This subject is dear to my heart. There is an Association some of us belong to in our home. It is called the PTAA, the Pioneer Total Abstinence Association. (Please note that I don’t endorse this website in its entirety, only because I don’t know much about it. I only use it to be united to others in making the pledge.)
It is a Catholic, Dublin, Ireland-based Association and one of the first members was Frank Duff (pictured above) who founded the Legion of Mary (and is now a Venerable.)
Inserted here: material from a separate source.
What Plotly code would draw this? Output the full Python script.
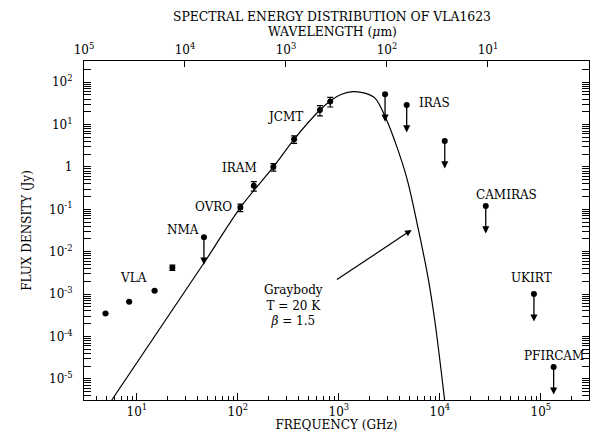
import numpy as np
import plotly.graph_objects as go

# Detections (GHz, Jy) with 1-sigma errors
det_nu = [4.9, 8.4, 15.0, 22.5, 106, 144, 225, 361, 650, 822]
det_flux = [3.5e-4, 6.6e-4, 1.2e-3, 4.2e-3, 0.11, 0.36, 1.0, 4.5, 22, 35]
det_err = [0, 0, 0, 0.6e-3, 0.022, 0.09, 0.2, 0.9, 6, 9]

# Upper limits (GHz, Jy)
ul_nu = [46.2, 2870, 4700, 11200, 28500, 85500, 134000]
ul_flux = [0.022, 52, 29, 4.1, 0.12, 1.0e-3, 1.9e-5]

# Graybody model curve (T = 20 K, beta = 1.5)
gb_nu = [5.65, 46.2, 106, 225, 361, 650, 847, 1065, 1390, 1815, 2282,
         2972, 3603, 4700, 6140, 7710, 8980, 11150]
gb_flux = [3.16e-6, 5.4e-3, 0.11, 1.0, 4.5, 22, 38, 52, 60, 55, 42,
           12.8, 3.95, 0.56, 0.033, 2.2e-3, 2.1e-4, 3.16e-6]

# Instrument labels: (text, log10 nu, log10 S)
inst_labels = [("VLA", 0.968, -2.625), ("NMA", 1.456, -1.486),
               ("OVRO", 1.764, -0.936), ("IRAM", 2.019, -0.017),
               ("JCMT", 2.465, 1.186), ("IRAS", 3.946, 1.502),
               ("CAMIRAS", 4.664, -0.66), ("UKIRT", 4.912, -2.625),
               ("PFIRCAM", 5.127, -4.458)]

y_ticks = [1e-5, 1e-4, 1e-3, 1e-2, 1e-1, 1, 10, 100]
y_text = ["10<sup>-5</sup>", "10<sup>-4</sup>", "10<sup>-3</sup>", "10<sup>-2</sup>",
          "10<sup>-1</sup>", "1", "10<sup>1</sup>", "10<sup>2</sup>"]
x_ticks = [10, 100, 1e3, 1e4, 1e5]
x_text = ["10<sup>1</sup>", "10<sup>2</sup>", "10<sup>3</sup>", "10<sup>4</sup>", "10<sup>5</sup>"]
wl_ticks = [1e5, 1e4, 1e3, 1e2, 10, 1]
wl_text = ["10<sup>5</sup>", "10<sup>4</sup>", "10<sup>3</sup>", "10<sup>2</sup>", "10<sup>1</sup>", "1"]

C_UM_GHZ = 2.998e5  # wavelength [um] = C / frequency [GHz]
FONT = "DejaVu Serif"
ARROW_DEX = 0.65

fig = go.Figure()

fig.add_trace(go.Scatter(x=gb_nu, y=gb_flux, mode="lines", line_shape="spline",
                         line=dict(color="black", width=1.2), showlegend=False))

fig.add_trace(go.Scatter(
    x=det_nu, y=det_flux, mode="markers",
    marker=dict(color="black", size=6),
    error_y=dict(type="data", array=det_err, color="black", thickness=1.2, width=3),
    showlegend=False))

fig.add_trace(go.Scatter(x=ul_nu, y=ul_flux, mode="markers",
                         marker=dict(color="black", size=6), showlegend=False))

# same limits on the wavelength scale (invisible) so the top axis is drawn
fig.add_trace(go.Scatter(x=[C_UM_GHZ / n for n in ul_nu], y=ul_flux, xaxis="x2",
                         mode="markers", marker=dict(opacity=0), hoverinfo="skip",
                         showlegend=False))

annotations = []
for nu, s in zip(ul_nu, ul_flux):
    annotations.append(dict(
        x=np.log10(nu), y=np.log10(s) - ARROW_DEX, xref="x", yref="y",
        ax=np.log10(nu), ay=np.log10(s), axref="x", ayref="y",
        text="", showarrow=True, arrowhead=2, arrowsize=1.1,
        arrowwidth=1.3, arrowcolor="black"))

for txt, lx, ly in inst_labels:
    annotations.append(dict(x=lx, y=ly, xref="x", yref="y", text=txt,
                            showarrow=False, font=dict(family=FONT, size=12, color="black")))

annotations.append(dict(x=2.548, y=-3.278, xref="x", yref="y",
                        text="Graybody<br>T = 20 K<br><i>β</i> = 1.5",
                        showarrow=False, align="center",
                        font=dict(family=FONT, size=12, color="black")))
annotations.append(dict(x=3.721, y=-1.486, xref="x", yref="y",
                        ax=2.967, ay=-2.682, axref="x", ayref="y",
                        text="", showarrow=True, arrowhead=2, arrowsize=1.1,
                        arrowwidth=1.2, arrowcolor="black"))

annotations.append(dict(x=0.492, y=1.13, xref="paper", yref="paper", yanchor="middle",
                        text="SPECTRAL ENERGY DISTRIBUTION OF VLA1623",
                        showarrow=False, font=dict(family=FONT, size=12.4, color="black")))
annotations.append(dict(x=0.492, y=1.086, xref="paper", yref="paper", yanchor="middle",
                        text="WAVELENGTH (<i>μ</i>m)",
                        showarrow=False, font=dict(family=FONT, size=12.4, color="black")))

axis_font = dict(family=FONT, size=12, color="black")

fig.update_layout(
    width=591, height=434,
    margin=dict(l=84, r=2, t=61, b=34),
    plot_bgcolor="white", paper_bgcolor="white",
    font=axis_font,
    annotations=annotations,
    xaxis=dict(type="log", range=[np.log10(3), np.log10(3e5)], automargin=False,
               tickmode="array", tickvals=x_ticks, ticktext=x_text,
               ticks="inside", ticklen=7, tickwidth=1, tickcolor="black",
               minor=dict(ticks="inside", ticklen=4, dtick="D1", tickcolor="black"),
               showline=True, linecolor="black", linewidth=1.2, mirror=True,
               showgrid=False, zeroline=False,
               title=dict(text="FREQUENCY (GHz)", font=axis_font, standoff=2)),
    xaxis2=dict(type="log", range=[np.log10(C_UM_GHZ / 3), np.log10(C_UM_GHZ / 3e5)],
                overlaying="x", side="top", anchor="y", automargin=False,
                tickmode="array", tickvals=wl_ticks, ticktext=wl_text,
                ticks="inside", ticklen=6, tickcolor="black", ticklabelstandoff=4,
                showline=False, showgrid=False, zeroline=False),
    yaxis=dict(type="log", range=[-5.5, 2.5], automargin=False,
               tickmode="array", tickvals=y_ticks, ticktext=y_text,
               ticks="inside", ticklen=7, tickwidth=1, tickcolor="black",
               minor=dict(ticks="inside", ticklen=4, dtick="D1", tickcolor="black"),
               showline=True, linecolor="black", linewidth=1.2, mirror="allticks",
               showgrid=False, zeroline=False, ticklabelstandoff=8,
               title=dict(text="FLUX DENSITY (Jy)", font=axis_font, standoff=14)),
)

fig.write_html("out.html")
In the following excerpt, Fr. Lord laments the fact that the pledge is no longer in use….well….it is! Through this association, you can make the pledge to abstain for alcohol until you are 21, or for a temporary time (say, a year) or you can become a “life-er”.
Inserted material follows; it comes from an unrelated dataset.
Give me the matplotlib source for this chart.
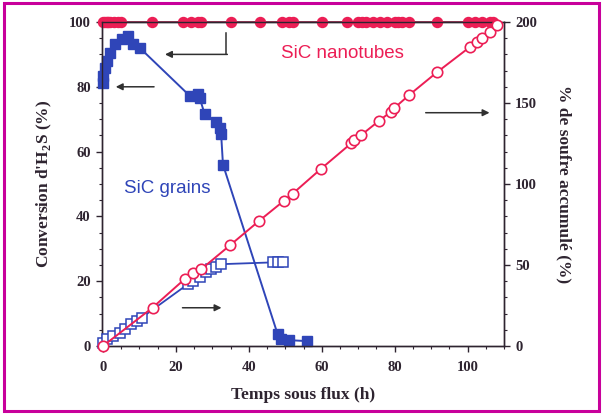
import numpy as np
import matplotlib.pyplot as plt
from matplotlib.patches import Rectangle

# SiC nanotubes: H2S conversion (left axis)
nt_t = [0, 0.5, 1, 1.5, 2, 3, 4, 5, 13.5, 22, 24, 26, 27, 35, 43, 49, 51, 52,
        60, 67, 70, 71, 72, 74, 76, 78, 80, 81, 82, 84, 91.5, 100, 102, 104, 106, 107]
nt_conv = [100] * len(nt_t)

# SiC nanotubes: accumulated sulfur (right axis)
nt_s_t = [0, 13.6, 22.4, 24.7, 27, 34.9, 42.9, 49.7, 52, 59.8, 68, 68.9, 70.7,
          75.7, 78.9, 79.8, 83.9, 91.6, 100.7, 102.5, 104, 106, 108]
nt_s = [0, 23.7, 41.3, 44.8, 47.5, 62.3, 77.4, 89.8, 94, 109.4, 125, 127, 130,
        139, 144.5, 146.7, 154.8, 169, 184.7, 187.5, 190, 194, 198]

# SiC grains: H2S conversion (left axis)
gr_t = [0.1, 0.1, 0.5, 1, 1.9, 3.3, 5.1, 6.9, 8.3, 10.1, 23.8, 26, 26.5, 27.9,
        31, 32, 32.4, 32.9, 47.9, 48.8, 51, 56]
gr_conv = [81.3, 83.3, 85.9, 88, 90.5, 93.1, 94.7, 95.7, 93.1, 92, 77.2, 77.7,
           76.6, 71.5, 69, 67.4, 65.3, 56, 3.6, 2.1, 1.8, 1.5]

# SiC grains: accumulated sulfur (right axis)
gr_s_t = [0, 1, 2.8, 4.6, 6, 7.8, 9.2, 10.6, 23.3, 24.7, 26.5, 28.3, 29.7, 31,
          32.4, 46.5, 47.9, 49.3]
gr_s = [2, 4.1, 6.2, 8.2, 10.3, 13.4, 15.5, 17.5, 38.2, 40.2, 42.3, 45.4, 47.5,
        49, 50.5, 51.6, 51.6, 51.6]

red = '#EC1E55'
blue = '#2F45B8'
dark = '#2E2430'
serif = 'Liberation Serif'

fig = plt.figure(figsize=(6.03, 4.15), dpi=100)
ax = fig.add_axes([0.169, 0.1663, 0.667, 0.7807])
ax2 = ax.twinx()

ax.plot(nt_t, nt_conv, '-', color='#8A2040', lw=1.2, marker='o', ms=7.2,
        mfc=red, mec=red, zorder=5, clip_on=False)
ax.plot(gr_t, gr_conv, '-', color=blue, lw=1.4, marker='s', ms=7.8,
        mfc=blue, mec=blue, zorder=4, clip_on=False)
ax2.plot(nt_s_t, nt_s, '-', color=red, lw=1.4, marker='o', ms=7.5,
         mfc='white', mec=red, mew=1.2, zorder=4, clip_on=False)
ax2.plot(gr_s_t, gr_s, '-', color=blue, lw=1.3, marker='s', ms=7,
         mfc='white', mec=blue, mew=1.1, zorder=3, clip_on=False)

ax.set_xlim(-0.3, 110)
ax.set_ylim(0, 100)
ax2.set_ylim(0, 200)

ax.set_xticks([0, 20, 40, 60, 80, 100])
ax.set_xticks(np.arange(0, 111, 5), minor=True)
ax.set_yticks([0, 20, 40, 60, 80, 100])
ax.set_yticks(np.arange(0, 101, 5), minor=True)
ax2.set_yticks([0, 50, 100, 150, 200])
ax2.set_yticks(np.arange(0, 201, 10), minor=True)

for a in (ax, ax2):
    a.tick_params(which='major', length=4, width=1, color=dark, labelsize=10.5,
                  labelcolor=dark, pad=4)
    a.tick_params(which='minor', length=2.5, width=0.8, color=dark)
    for lbl in a.get_xticklabels() + a.get_yticklabels():
        lbl.set_fontfamily(serif)
        lbl.set_fontweight('bold')
    for s in a.spines.values():
        s.set_color(dark)
        s.set_linewidth(1)
ax.tick_params(axis='x', pad=7)

ax.set_xlabel('Temps sous flux (h)', family=serif, weight='bold', fontsize=12.5,
              color=dark, labelpad=9)
ax.set_ylabel("Conversion d'H$_\\mathregular{2}$S (%)", family=serif,
              weight='bold', fontsize=12.5, color=dark, labelpad=11)
ax2.set_ylabel('% de soufre accumulé (%)', family=serif, weight='bold',
               fontsize=12.5, color=dark, rotation=270, labelpad=25)

ax.text(65.6, 90.4, 'SiC nanotubes', color=red, fontsize=13.5,
        family='Liberation Sans', ha='center', va='center')
ax.text(17.5, 48.5, 'SiC grains', color=blue, fontsize=13.5,
        family='Liberation Sans', ha='center', va='center')

# arrows
acol = '#303030'
ax.plot([33.8, 33.8], [96.5, 90], color=acol, lw=1.1)
ax.annotate('', xy=(17, 90), xytext=(34.1, 90),
            arrowprops=dict(arrowstyle='-|>', color=acol, lw=1.1,
                            mutation_scale=10, shrinkA=0, shrinkB=0))
ax.annotate('', xy=(3.5, 80), xytext=(14, 80),
            arrowprops=dict(arrowstyle='-|>', color=acol, lw=1.1,
                            mutation_scale=10, shrinkA=0, shrinkB=0))
ax.annotate('', xy=(32.5, 11.8), xytext=(21.8, 11.8),
            arrowprops=dict(arrowstyle='-|>', color=acol, lw=1.1,
                            mutation_scale=10, shrinkA=0, shrinkB=0))
ax.annotate('', xy=(106, 72), xytext=(88.5, 72),
            arrowprops=dict(arrowstyle='-|>', color=acol, lw=1.1,
                            mutation_scale=10, shrinkA=0, shrinkB=0))

# magenta frame around the figure
fig.patches.append(Rectangle((0.006, 0.009), 0.988, 0.983, transform=fig.transFigure,
                             fill=False, edgecolor='#C8009B', lw=2.2))

fig.savefig('out.png', dpi=100)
We wear a pin (hubby’s lousy at this…he loses it…so do I), and say a prayer twice a day offering our abstinence for those who suffer from intemperance.
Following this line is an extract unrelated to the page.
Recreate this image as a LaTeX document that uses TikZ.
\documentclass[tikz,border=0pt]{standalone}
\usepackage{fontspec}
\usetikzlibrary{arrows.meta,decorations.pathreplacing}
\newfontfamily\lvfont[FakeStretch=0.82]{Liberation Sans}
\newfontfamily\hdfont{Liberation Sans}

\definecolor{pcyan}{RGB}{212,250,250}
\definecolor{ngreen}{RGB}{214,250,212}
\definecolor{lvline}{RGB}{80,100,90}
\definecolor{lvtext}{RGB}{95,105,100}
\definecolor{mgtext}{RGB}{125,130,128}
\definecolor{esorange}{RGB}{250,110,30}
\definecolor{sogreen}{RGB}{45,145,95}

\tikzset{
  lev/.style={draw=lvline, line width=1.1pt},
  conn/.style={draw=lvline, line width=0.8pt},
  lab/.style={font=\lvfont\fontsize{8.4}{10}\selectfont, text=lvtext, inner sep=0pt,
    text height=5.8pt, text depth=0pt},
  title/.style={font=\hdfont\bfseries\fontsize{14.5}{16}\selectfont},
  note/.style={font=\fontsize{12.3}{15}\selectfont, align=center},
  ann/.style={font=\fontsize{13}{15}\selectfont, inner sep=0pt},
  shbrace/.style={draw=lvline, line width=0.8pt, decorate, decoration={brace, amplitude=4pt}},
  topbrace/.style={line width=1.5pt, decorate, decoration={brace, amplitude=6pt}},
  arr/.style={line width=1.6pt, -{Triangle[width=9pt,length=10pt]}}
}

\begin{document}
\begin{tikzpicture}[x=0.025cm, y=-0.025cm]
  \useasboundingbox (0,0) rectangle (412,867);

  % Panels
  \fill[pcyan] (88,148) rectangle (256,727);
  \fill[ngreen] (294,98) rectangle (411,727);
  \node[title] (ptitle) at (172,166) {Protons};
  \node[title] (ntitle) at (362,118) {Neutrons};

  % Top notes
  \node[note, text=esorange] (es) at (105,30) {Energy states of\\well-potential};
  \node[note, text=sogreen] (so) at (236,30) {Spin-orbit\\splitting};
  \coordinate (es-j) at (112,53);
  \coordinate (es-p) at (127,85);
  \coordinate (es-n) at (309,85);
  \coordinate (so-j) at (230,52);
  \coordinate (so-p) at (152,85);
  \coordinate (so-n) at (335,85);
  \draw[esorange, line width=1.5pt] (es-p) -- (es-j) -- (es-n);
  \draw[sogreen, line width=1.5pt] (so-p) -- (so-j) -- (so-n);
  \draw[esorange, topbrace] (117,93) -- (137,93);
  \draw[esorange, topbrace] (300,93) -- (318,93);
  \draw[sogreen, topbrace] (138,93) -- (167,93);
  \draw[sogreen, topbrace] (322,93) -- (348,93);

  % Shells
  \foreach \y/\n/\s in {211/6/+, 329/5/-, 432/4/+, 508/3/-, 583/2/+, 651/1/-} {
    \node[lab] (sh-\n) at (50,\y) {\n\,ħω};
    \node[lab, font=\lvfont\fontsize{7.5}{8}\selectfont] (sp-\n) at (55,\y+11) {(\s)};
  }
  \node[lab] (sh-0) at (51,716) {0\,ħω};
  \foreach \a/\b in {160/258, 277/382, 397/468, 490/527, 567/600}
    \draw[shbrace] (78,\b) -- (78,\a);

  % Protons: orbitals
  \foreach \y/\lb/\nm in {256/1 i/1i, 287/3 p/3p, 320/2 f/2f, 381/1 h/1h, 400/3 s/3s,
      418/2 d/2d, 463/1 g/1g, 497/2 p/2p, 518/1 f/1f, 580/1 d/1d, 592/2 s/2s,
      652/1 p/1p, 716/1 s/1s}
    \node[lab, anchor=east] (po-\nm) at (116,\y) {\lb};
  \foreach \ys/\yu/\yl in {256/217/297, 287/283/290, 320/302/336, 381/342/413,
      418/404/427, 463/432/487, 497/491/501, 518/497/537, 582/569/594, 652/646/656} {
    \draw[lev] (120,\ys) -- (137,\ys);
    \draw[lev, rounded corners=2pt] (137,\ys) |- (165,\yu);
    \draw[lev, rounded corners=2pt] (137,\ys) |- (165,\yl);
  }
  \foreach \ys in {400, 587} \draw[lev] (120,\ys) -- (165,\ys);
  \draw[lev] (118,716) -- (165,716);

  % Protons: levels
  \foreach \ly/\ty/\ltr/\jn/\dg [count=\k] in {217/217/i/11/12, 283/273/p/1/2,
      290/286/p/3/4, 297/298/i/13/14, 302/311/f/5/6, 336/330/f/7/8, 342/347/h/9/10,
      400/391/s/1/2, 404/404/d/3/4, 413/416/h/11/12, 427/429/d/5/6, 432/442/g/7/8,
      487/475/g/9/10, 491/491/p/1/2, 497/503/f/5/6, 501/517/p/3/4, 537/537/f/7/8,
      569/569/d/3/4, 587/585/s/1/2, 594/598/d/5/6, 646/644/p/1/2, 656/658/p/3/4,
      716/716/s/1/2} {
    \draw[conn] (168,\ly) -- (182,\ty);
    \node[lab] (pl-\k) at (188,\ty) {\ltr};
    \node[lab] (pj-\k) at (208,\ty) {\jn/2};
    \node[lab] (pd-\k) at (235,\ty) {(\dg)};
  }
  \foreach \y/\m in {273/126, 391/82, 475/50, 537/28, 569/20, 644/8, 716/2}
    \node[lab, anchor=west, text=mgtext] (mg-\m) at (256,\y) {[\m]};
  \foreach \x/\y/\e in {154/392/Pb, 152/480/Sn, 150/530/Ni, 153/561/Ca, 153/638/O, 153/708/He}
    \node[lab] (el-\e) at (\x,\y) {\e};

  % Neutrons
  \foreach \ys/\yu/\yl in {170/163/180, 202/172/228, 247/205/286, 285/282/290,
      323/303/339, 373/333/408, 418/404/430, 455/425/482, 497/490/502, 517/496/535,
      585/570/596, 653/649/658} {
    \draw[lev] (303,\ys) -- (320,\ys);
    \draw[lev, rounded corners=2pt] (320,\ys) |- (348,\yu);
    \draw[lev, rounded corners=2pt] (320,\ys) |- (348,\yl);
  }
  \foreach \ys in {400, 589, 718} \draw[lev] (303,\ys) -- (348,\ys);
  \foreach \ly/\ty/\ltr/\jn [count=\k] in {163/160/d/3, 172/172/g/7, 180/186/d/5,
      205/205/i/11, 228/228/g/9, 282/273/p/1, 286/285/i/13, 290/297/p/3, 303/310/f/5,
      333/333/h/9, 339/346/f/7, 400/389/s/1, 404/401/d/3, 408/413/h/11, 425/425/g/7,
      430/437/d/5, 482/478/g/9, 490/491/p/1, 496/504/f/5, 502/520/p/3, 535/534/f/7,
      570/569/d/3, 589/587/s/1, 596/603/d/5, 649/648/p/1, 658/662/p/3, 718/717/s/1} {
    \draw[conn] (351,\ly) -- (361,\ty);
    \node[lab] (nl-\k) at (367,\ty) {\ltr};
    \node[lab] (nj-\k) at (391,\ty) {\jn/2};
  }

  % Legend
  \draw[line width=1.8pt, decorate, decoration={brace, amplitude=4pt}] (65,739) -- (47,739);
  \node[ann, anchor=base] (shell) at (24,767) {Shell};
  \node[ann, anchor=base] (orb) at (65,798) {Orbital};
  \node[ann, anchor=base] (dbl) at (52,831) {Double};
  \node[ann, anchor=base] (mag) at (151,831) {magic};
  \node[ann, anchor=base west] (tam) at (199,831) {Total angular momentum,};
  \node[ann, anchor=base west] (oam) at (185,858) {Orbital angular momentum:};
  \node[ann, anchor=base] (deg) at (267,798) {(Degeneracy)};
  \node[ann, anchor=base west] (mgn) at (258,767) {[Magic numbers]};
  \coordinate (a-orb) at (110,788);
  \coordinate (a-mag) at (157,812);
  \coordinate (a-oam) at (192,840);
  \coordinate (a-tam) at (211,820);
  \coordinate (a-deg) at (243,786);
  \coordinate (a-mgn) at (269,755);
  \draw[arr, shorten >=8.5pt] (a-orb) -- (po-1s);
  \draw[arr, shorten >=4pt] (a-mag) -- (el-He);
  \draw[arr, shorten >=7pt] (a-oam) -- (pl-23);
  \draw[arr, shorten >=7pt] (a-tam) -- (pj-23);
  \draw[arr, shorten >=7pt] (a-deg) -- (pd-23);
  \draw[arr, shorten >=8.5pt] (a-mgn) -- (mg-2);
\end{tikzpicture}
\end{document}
Our daughters have taken the pledge for a time. Margy did it for a 3 year period, Rosie has done it for a year and then renewed. It is great for the young people to be involved. They see the potential dangers of alcohol…and are doing something about it!
So many people suffer from the ravages of alcohol. No, of course, alcohol is not evil, and if used in moderation, it is a gift. (And our kids understand this, too).
But…so often we see those who can’t (or choose not to) do the moderation thing.
Alcoholism touches so many of us. It is not prejudiced….it ruins lives among the poor and rich, among both men and women, the lower class and the elite, Catholics and Protestants, etc….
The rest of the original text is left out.